Louisiana executed Jessie Hoffman on March 18, hours after the U.S. Supreme Court voted 5–4 to deny his request to halt the state’s first execution using nitrogen gas, which he argued would violate his Buddhist beliefs.
Hoffman, 46, was pronounced dead at 6:50 p.m. local time at the Louisiana State Penitentiary in Angola. He did not issue a final statement and declined a last meal. An official described the 19-minute execution process as flawless. It was the state’s first execution in 15 years and the fifth in the United States to use nitrogen gas.
Hoffman was convicted of first-degree murder in the 1996 death of Mary “Molly” Elliott, a 28-year-old advertising executive who was killed in New Orleans.
Earlier in the day on March 18, the Supreme Court rejected the inmate’s request for a stay of execution. Hours before that, a state judge also declined to issue a stay.
Justices Sonia Sotomayor, Elena Kagan, and Ketanji Brown Jackson indicated they would have granted the stay but did not explain why.
Hoffman argued that the execution method, known as nitrogen hypoxia, ran afoul of his rights under the federal Religious Land Use and Institutionalized Persons Act (RLUIPA) of 2000.
Although Hoffman said the forced inhalation of nitrogen would hamper his exercise of religion “by interfering with his meditative breathing as he dies,” a federal district court dismissed his claim under the federal statute and made its own determination “about the kind of breathing Mr. Hoffman’s faith requires,” Gorsuch wrote.
In doing so, that court ignored “the fundamental principle that courts have ‘no license to declare ... whether an adherent has “correctly perceived” the commands of his religion,’” Gorsuch wrote, citing a Supreme Court ruling from 2018.
The U.S. Court of Appeals for the Fifth Circuit then “failed to confront the district court’s apparent legal error—or even to mention the RLUIPA claim Mr. Hoffman pressed on appeal.”

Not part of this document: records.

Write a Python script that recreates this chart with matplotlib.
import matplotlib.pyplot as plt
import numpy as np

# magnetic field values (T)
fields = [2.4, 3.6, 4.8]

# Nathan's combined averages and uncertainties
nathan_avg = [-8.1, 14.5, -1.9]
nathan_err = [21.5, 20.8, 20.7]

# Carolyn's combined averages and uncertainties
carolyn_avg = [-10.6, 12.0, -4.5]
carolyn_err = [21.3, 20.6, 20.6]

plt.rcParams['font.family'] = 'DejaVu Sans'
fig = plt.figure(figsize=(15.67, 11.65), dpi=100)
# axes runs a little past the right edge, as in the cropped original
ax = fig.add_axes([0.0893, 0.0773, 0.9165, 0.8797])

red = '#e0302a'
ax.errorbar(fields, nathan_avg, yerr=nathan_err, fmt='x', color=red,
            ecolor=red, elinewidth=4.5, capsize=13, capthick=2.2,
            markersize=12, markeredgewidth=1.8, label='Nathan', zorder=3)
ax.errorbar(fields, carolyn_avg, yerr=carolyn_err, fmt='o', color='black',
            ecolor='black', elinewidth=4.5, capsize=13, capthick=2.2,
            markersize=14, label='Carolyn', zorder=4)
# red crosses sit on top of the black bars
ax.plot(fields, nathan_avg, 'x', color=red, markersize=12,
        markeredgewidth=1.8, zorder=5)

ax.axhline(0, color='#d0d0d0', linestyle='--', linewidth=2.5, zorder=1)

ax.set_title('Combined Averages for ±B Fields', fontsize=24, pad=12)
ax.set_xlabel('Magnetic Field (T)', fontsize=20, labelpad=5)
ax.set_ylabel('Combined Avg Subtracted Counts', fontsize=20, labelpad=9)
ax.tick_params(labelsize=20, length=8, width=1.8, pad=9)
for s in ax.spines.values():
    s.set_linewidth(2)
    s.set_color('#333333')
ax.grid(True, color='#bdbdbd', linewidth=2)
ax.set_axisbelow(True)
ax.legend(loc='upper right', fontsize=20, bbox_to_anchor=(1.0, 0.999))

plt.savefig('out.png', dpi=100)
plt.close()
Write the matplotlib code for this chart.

The circuit court’s “unexplained omission leaves this Court poorly positioned to assess it,” the justice wrote.
Gorsuch wrote that he would have granted the stay and the petition and vacated the Fifth Circuit’s judgment, sending the case back to that court with instructions to address the RLUIPA claim.
On March 14, the Fifth Circuit overturned the injunction and “misapplied the Eighth Amendment and ignored the district court’s factual findings on the central issue of psychological terror.” The circuit court also “completely ignored” the claim under RLUIPA, the application said.
In Louisiana’s brief, Aguinaga wrote that the Supreme Court should deny Hoffman’s stay application.
Hoffman provided “no reason to depart from this Court’s and others’ judgments in uniformly denying stays of execution by nitrogen hypoxia, which (again, everyone agrees) is physically painless,” the brief said.